> _Exercise directions_
Include in the output only the lines from the opening of the records through the line containing "import seaborn as sns", each printed exactly; pictures are omitted.

>> Start

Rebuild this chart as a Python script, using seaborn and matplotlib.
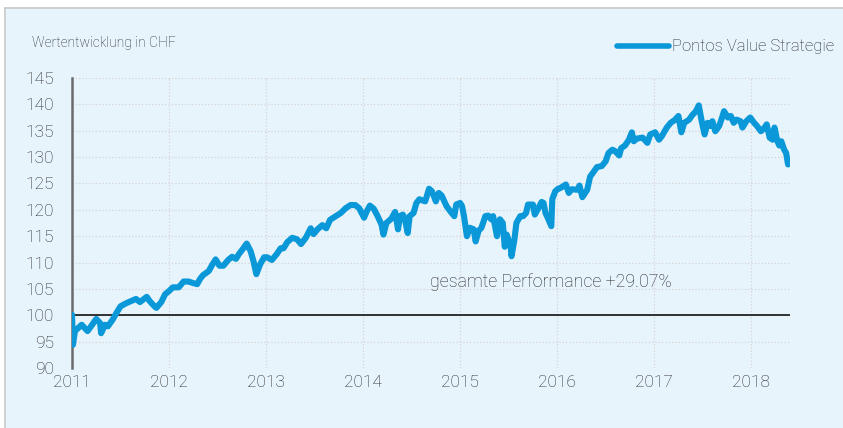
import matplotlib
matplotlib.use("Agg")
import matplotlib.pyplot as plt
import pandas as pd
import seaborn as sns

# values (decimal year, index value in CHF)
years = [
    2011.00, 2011.01, 2011.03, 2011.10, 2011.16, 2011.20, 2011.25, 2011.29, 2011.30, 2011.34,
    2011.37, 2011.42, 2011.46, 2011.50, 2011.56, 2011.61, 2011.66, 2011.70, 2011.77, 2011.80,
    2011.85, 2011.87, 2011.92, 2011.96, 2012.00,
    2012.04, 2012.10, 2012.15, 2012.20, 2012.25, 2012.29, 2012.32, 2012.35, 2012.41, 2012.44,
    2012.48, 2012.52, 2012.56, 2012.61, 2012.65, 2012.69, 2012.72, 2012.77, 2012.80, 2012.84,
    2012.87, 2012.90, 2012.94, 2012.98,
    2013.01, 2013.06, 2013.11, 2013.15, 2013.18, 2013.22, 2013.27, 2013.32, 2013.36, 2013.41,
    2013.46, 2013.49, 2013.53, 2013.58, 2013.62, 2013.66, 2013.71, 2013.77, 2013.82, 2013.87,
    2013.92, 2013.96, 2014.01, 2014.04,
    2014.07, 2014.11, 2014.15, 2014.19, 2014.21, 2014.24, 2014.29, 2014.33, 2014.36, 2014.38,
    2014.41, 2014.43, 2014.46, 2014.48, 2014.52, 2014.55, 2014.58, 2014.64, 2014.68, 2014.71,
    2014.75, 2014.78, 2014.81, 2014.86, 2014.90, 2014.94, 2014.96, 2015.00, 2015.02,
    2015.04, 2015.07, 2015.10, 2015.14, 2015.16, 2015.19, 2015.22, 2015.26, 2015.29, 2015.32,
    2015.34, 2015.38, 2015.41, 2015.44, 2015.46, 2015.48, 2015.52, 2015.53, 2015.56, 2015.58,
    2015.62, 2015.65, 2015.68, 2015.70, 2015.75, 2015.77, 2015.80, 2015.84, 2015.86, 2015.88,
    2015.91, 2015.94, 2015.95, 2015.98, 2016.01,
    2016.03, 2016.09, 2016.12, 2016.15, 2016.21, 2016.23, 2016.26, 2016.31, 2016.34, 2016.38,
    2016.41, 2016.46, 2016.50, 2016.53, 2016.57, 2016.60, 2016.64, 2016.66, 2016.70, 2016.74,
    2016.77, 2016.79, 2016.82, 2016.88, 2016.93, 2016.96,
    2017.01, 2017.05, 2017.08, 2017.13, 2017.17, 2017.21, 2017.25, 2017.28, 2017.31, 2017.36,
    2017.39, 2017.43, 2017.46, 2017.49, 2017.52, 2017.55, 2017.58, 2017.60, 2017.63, 2017.67,
    2017.70, 2017.72, 2017.76, 2017.79, 2017.82, 2017.85, 2017.89, 2017.91, 2017.95, 2017.99,
    2018.03, 2018.06, 2018.10, 2018.13, 2018.16, 2018.19, 2018.22, 2018.24, 2018.27, 2018.29,
    2018.31, 2018.34, 2018.36, 2018.38, 2018.40,
]
values = [
    100.1, 94.4, 97.0, 98.2, 97.0, 98.0, 99.3, 98.5, 96.6, 98.2,
    97.9, 99.2, 100.5, 101.7, 102.3, 102.7, 103.1, 102.5, 103.5, 102.7,
    101.7, 101.4, 102.5, 104.0, 104.6,
    105.3, 105.3, 106.4, 106.4, 106.1, 105.9, 106.9, 107.6, 108.4, 109.4,
    110.6, 109.4, 109.4, 110.5, 111.1, 110.7, 111.6, 112.8, 113.6, 112.2,
    110.3, 107.8, 109.7, 111.0,
    111.0, 110.5, 111.6, 112.7, 112.7, 113.9, 114.7, 114.4, 113.5, 114.7,
    116.5, 115.4, 116.3, 117.1, 116.5, 118.1, 118.7, 119.4, 120.3, 120.9,
    120.9, 120.3, 118.5, 119.8,
    120.8, 120.2, 118.8, 117.2, 115.3, 117.5, 118.3, 119.6, 116.3, 118.8,
    119.1, 118.3, 115.6, 118.8, 119.4, 121.3, 122.0, 121.6, 124.0, 123.5,
    121.6, 123.2, 122.7, 120.7, 119.7, 118.8, 121.0, 121.3, 120.7,
    118.8, 115.0, 116.6, 116.3, 114.0, 116.0, 116.6, 118.8, 118.9, 118.2,
    118.8, 115.0, 118.2, 117.5, 113.0, 115.3, 113.1, 111.2, 114.4, 117.5,
    118.8, 118.8, 119.4, 121.0, 121.0, 119.1, 120.1, 121.5, 121.3, 119.4,
    118.2, 116.9, 122.0, 123.5, 124.0,
    124.1, 124.8, 123.2, 123.9, 123.8, 124.6, 122.4, 123.8, 126.3, 127.3,
    128.1, 128.3, 129.2, 130.8, 131.4, 131.1, 130.3, 131.7, 132.2, 133.3,
    134.7, 133.0, 133.5, 133.7, 132.7, 134.3,
    134.7, 133.3, 134.0, 135.6, 136.5, 137.0, 137.8, 134.7, 136.5, 137.1,
    137.9, 138.7, 139.8, 136.8, 134.3, 136.5, 135.9, 136.8, 134.9, 135.9,
    137.5, 138.7, 137.5, 137.8, 136.5, 137.1, 136.8, 135.6, 136.8, 137.5,
    136.5, 135.9, 134.9, 135.4, 136.2, 133.7, 133.3, 135.6, 133.0, 132.2,
    133.0, 131.4, 130.8, 128.6, 129.2,
]
year_ticks = [2011, 2012, 2013, 2014, 2015, 2016, 2017, 2018]
value_ticks = [90, 95, 100, 105, 110, 115, 120, 125, 130, 135, 140, 145]
series_name = "Pontos Value Strategie"
y_title = "Wertentwicklung in CHF"
note = "gesamte Performance +29.07%"

df = pd.DataFrame({"Jahr": years, "Wert": values, "Serie": series_name})

bg = "#e8f4fc"
blue = "#0a98d8"
txt = "#262626"

sns.set_style("whitegrid", {
    "axes.facecolor": bg,
    "figure.facecolor": bg,
    "grid.color": "#d4d4d4",
    "grid.linestyle": ":",
})
plt.rcParams["font.family"] = ["Roboto", "DejaVu Sans"]

fig = plt.figure(figsize=(8.43, 4.28), dpi=100)
ax = fig.add_axes([72 / 843, 60 / 428, 718 / 843, 290 / 428])

sns.lineplot(data=df, x="Jahr", y="Wert", hue="Serie", palette=[blue],
             linewidth=4.4, ax=ax, legend=False, zorder=3)
ax.axhline(100, color="black", linewidth=1.1, zorder=2)

ax.set_xlim(2011, 2018.40)
ax.set_ylim(90, 145)
ax.set_xticks(year_ticks)
ax.set_xticklabels([str(y) for y in year_ticks])
ax.set_yticks(value_ticks)
ax.set_xlabel("")
ax.set_ylabel("")
ax.grid(True, color="#d4d4d4", linestyle=":", linewidth=0.9)
ax.tick_params(axis="y", length=0, pad=13, labelsize=12.5, labelcolor=txt)
ax.tick_params(axis="x", length=0, pad=5, labelsize=12.5, labelcolor=txt)
for lab in ax.get_xticklabels() + ax.get_yticklabels():
    lab.set_fontweight("light")
for s in ["top", "right", "bottom"]:
    ax.spines[s].set_visible(False)
ax.spines["left"].set_color("#6b6b6b")
ax.spines["left"].set_linewidth(1.8)

ax.text(358 / 718, 0.297, note, transform=ax.transAxes, fontsize=12.8, color=txt,
        fontweight="light", ha="left", va="center")

fig.text(32 / 843, 1 - 43 / 428, y_title, fontsize=10, color=txt,
         fontweight="light", ha="left", va="center")

# legend drawn in figure coordinates
fig.add_artist(plt.Line2D([617 / 843, 669 / 843], [1 - 46 / 428, 1 - 46 / 428],
                          color=blue, linewidth=4, solid_capstyle="round"))
fig.text(672 / 843, 1 - 46 / 428, series_name, fontsize=12, color=txt,
         fontweight="light", ha="left", va="center")

# white frame strip at top and left like the cropped page
fig.add_artist(plt.Rectangle((0, 1 - 8 / 428), 1, 8 / 428, transform=fig.transFigure,
                             facecolor="white", edgecolor="none"))
fig.add_artist(plt.Rectangle((0, 0), 5 / 843, 1, transform=fig.transFigure,
                             facecolor="white", edgecolor="none"))
fig.add_artist(plt.Line2D([5 / 843, 1], [1 - 8 / 428, 1 - 8 / 428], color="#c8c8c8", linewidth=1.2))
fig.add_artist(plt.Line2D([5 / 843, 5 / 843], [0, 1 - 8 / 428], color="#c8c8c8", linewidth=1.2))

fig.savefig("out.png", dpi=100, facecolor=bg)
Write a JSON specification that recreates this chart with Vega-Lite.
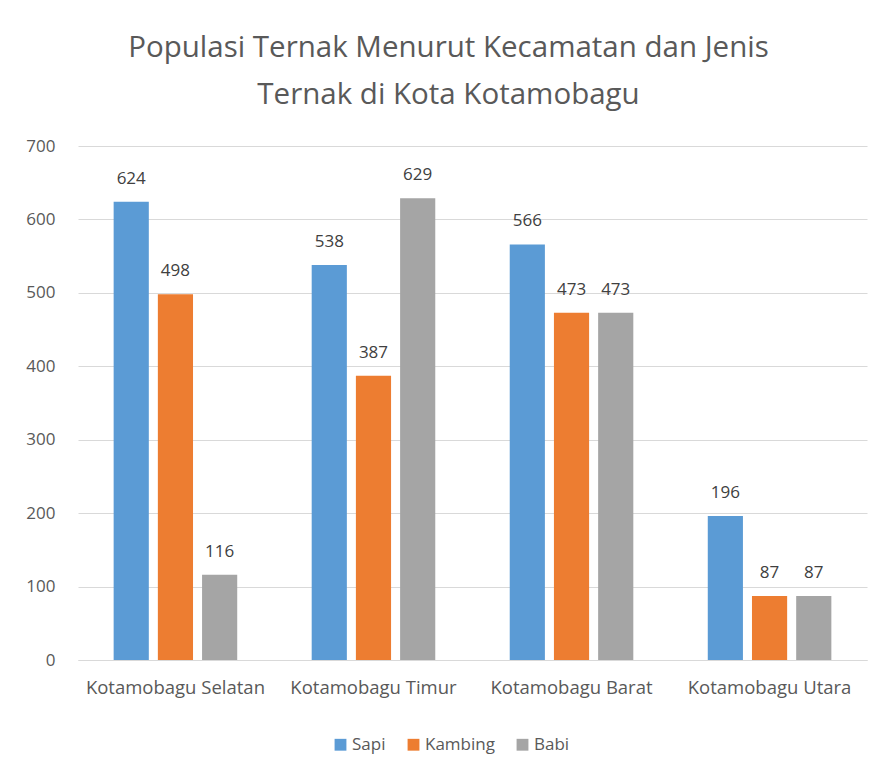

>> End

> _Response to the task_
Rebuild this chart as a Python script, using seaborn and matplotlib.
import matplotlib
matplotlib.use("Agg")
import matplotlib.pyplot as plt
import pandas as pd
import seaborn as sns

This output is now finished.